-- Start Task material --

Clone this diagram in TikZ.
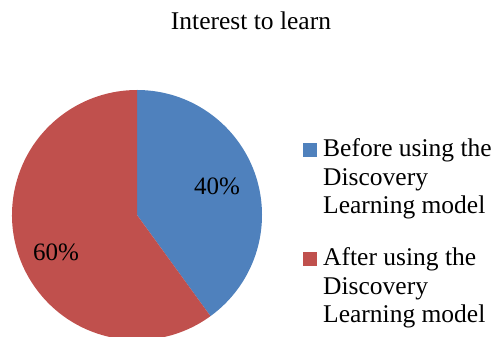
\documentclass[tikz,border=0pt]{standalone}
\usepackage{fontspec}
\usepackage{tikz}
\usetikzlibrary{positioning}
\setmainfont{Liberation Serif}
\definecolor{pieblue}{HTML}{4F81BD}
\definecolor{piered}{HTML}{C0504D}

\begin{document}
\begin{tikzpicture}[x=1pt, y=1pt,
  keybox/.style={inner sep=0pt, minimum size=14pt},
  keytext/.style={inner sep=0pt, align=left, anchor=north west, font=\fontsize{25.5}{28.5}\selectfont}]
\useasboundingbox (0,0) rectangle (495,337);
\node[font=\fontsize{25.5}{30}\selectfont, anchor=base] (title) at (251,307) {Interest to learn};
\coordinate (pie) at (137,122);
% slices
\fill[pieblue] (pie) -- ++(90:125pt) arc[start angle=90, end angle=-54, radius=125pt] -- cycle;
\fill[piered] (pie) -- ++(-54:125pt) arc[start angle=-54, end angle=-270, radius=125pt] -- cycle;
\node[font=\fontsize{25}{30}\selectfont, anchor=base] (lbl40) at (217,142) {40\%};
\node[font=\fontsize{25}{30}\selectfont, anchor=base] (lbl60) at (56,76) {60\%};
% legend
\node[keybox, fill=pieblue] (keyblue) at (310,186.5) {};
\node[keytext] (txtblue) at (323,198.5) {Before using the\\Discovery\\Learning model};
\node[keybox, fill=piered] (keyred) at (310,78) {};
\node[keytext] (txtred) at (323,89.5) {After using the\\Discovery\\Learning model};
\end{tikzpicture}
\end{document}
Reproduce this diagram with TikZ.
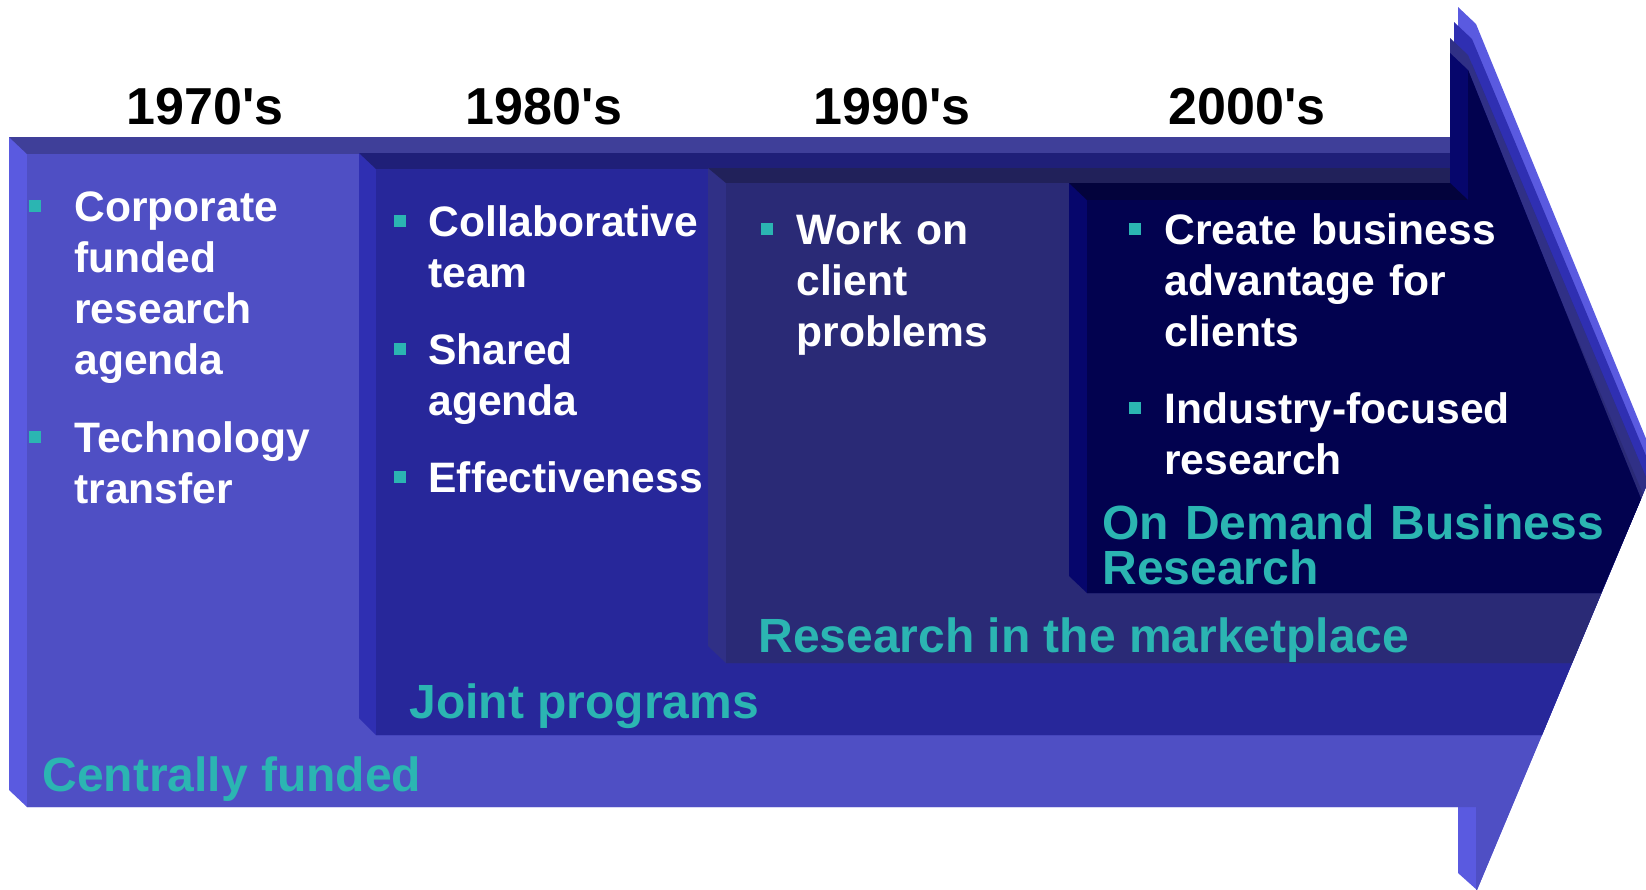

-- End Task material --

▶ Task
Extract every line that has the string "this" in it.

▶ Output of the exercise
Clone this diagram in TikZ.
Reproduce this diagram with TikZ.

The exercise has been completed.